Work to be completed:
It is required that the lines from the top of the listing through the line with "2.85, 2.95, 3.05]" be reproduced exactly, excluding pictures.

Information shown:
----------

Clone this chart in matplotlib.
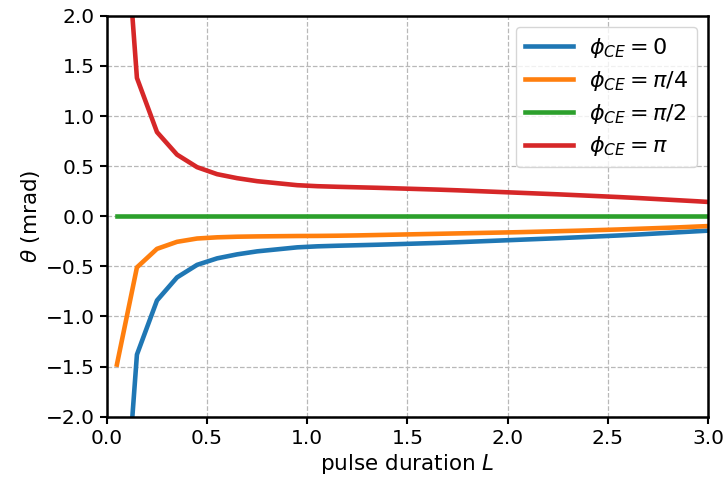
import matplotlib.pyplot as plt
import numpy as np

# pulse duration samples
L = [0.05, 0.15, 0.25, 0.35, 0.45, 0.55, 0.65, 0.75, 0.85, 0.95,
     1.05, 1.15, 1.25, 1.35, 1.45, 1.55, 1.65, 1.75, 1.85, 1.95,
     2.05, 2.15, 2.25, 2.35, 2.45, 2.55, 2.65, 2.75, 2.85, 2.95, 3.05]

# theta (mrad) for each carrier-envelope phase
theta_0 = [-4.10, -1.38, -0.84, -0.61, -0.485, -0.42, -0.38, -0.35, -0.33, -0.31,
           -0.30, -0.294, -0.289, -0.284, -0.278, -0.272, -0.266, -0.259, -0.251, -0.243,
           -0.235, -0.227, -0.219, -0.210, -0.201, -0.192, -0.182, -0.171, -0.160, -0.149, -0.138]
theta_pi4 = [-1.48, -0.51, -0.325, -0.255, -0.222, -0.210, -0.204, -0.201, -0.199, -0.197,
             -0.196, -0.194, -0.191, -0.187, -0.183, -0.179, -0.175, -0.171, -0.167, -0.163,
             -0.159, -0.154, -0.149, -0.144, -0.138, -0.132, -0.125, -0.118, -0.111, -0.102, -0.094]
theta_pi2 = [0.0] * 31
theta_pi = [4.10, 1.38, 0.84, 0.615, 0.49, 0.42, 0.38, 0.35, 0.33, 0.31,
            0.30, 0.294, 0.289, 0.284, 0.278, 0.272, 0.266, 0.259, 0.251, 0.243,
            0.235, 0.227, 0.219, 0.210, 0.201, 0.192, 0.182, 0.171, 0.160, 0.149, 0.137]

labels = [r'$\phi_{CE}=0$', r'$\phi_{CE}=\pi/4$', r'$\phi_{CE}=\pi/2$', r'$\phi_{CE}=\pi$']
colors = ['#1f77b4', '#ff7f0e', '#2ca02c', '#d62728']

fig = plt.figure(figsize=(7.27, 4.79), dpi=100)
ax = fig.add_axes([0.147, 0.13, 0.827, 0.837])

for y, lab, c in zip([theta_0, theta_pi4, theta_pi2, theta_pi], labels, colors):
    ax.plot(L, y, color=c, lw=3.3, label=lab)

ax.set_xlim(0, 3)
ax.set_ylim(-2, 2)
ax.set_xticks(np.arange(0, 3.01, 0.5))
ax.set_yticks(np.arange(-2, 2.01, 0.5))
ax.grid(True, ls='--', color='#b8b8b8', lw=0.9)
ax.tick_params(labelsize=14.5, width=1.5, length=5)
for s in ax.spines.values():
    s.set_linewidth(1.8)

ax.set_xlabel('pulse duration $L$', fontsize=15.5, labelpad=3)
ax.set_ylabel(r'$\theta$ (mrad)', fontsize=15.5, labelpad=3)
ax.legend(loc='upper right', fontsize=16, handlelength=2.2, handletextpad=0.7,
          labelspacing=0.4)

plt.savefig('out.png', dpi=100)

----------

Full output:
Clone this chart in matplotlib.
import matplotlib.pyplot as plt
import numpy as np

# pulse duration samples
L = [0.05, 0.15, 0.25, 0.35, 0.45, 0.55, 0.65, 0.75, 0.85, 0.95,
     1.05, 1.15, 1.25, 1.35, 1.45, 1.55, 1.65, 1.75, 1.85, 1.95,
     2.05, 2.15, 2.25, 2.35, 2.45, 2.55, 2.65, 2.75, 2.85, 2.95, 3.05]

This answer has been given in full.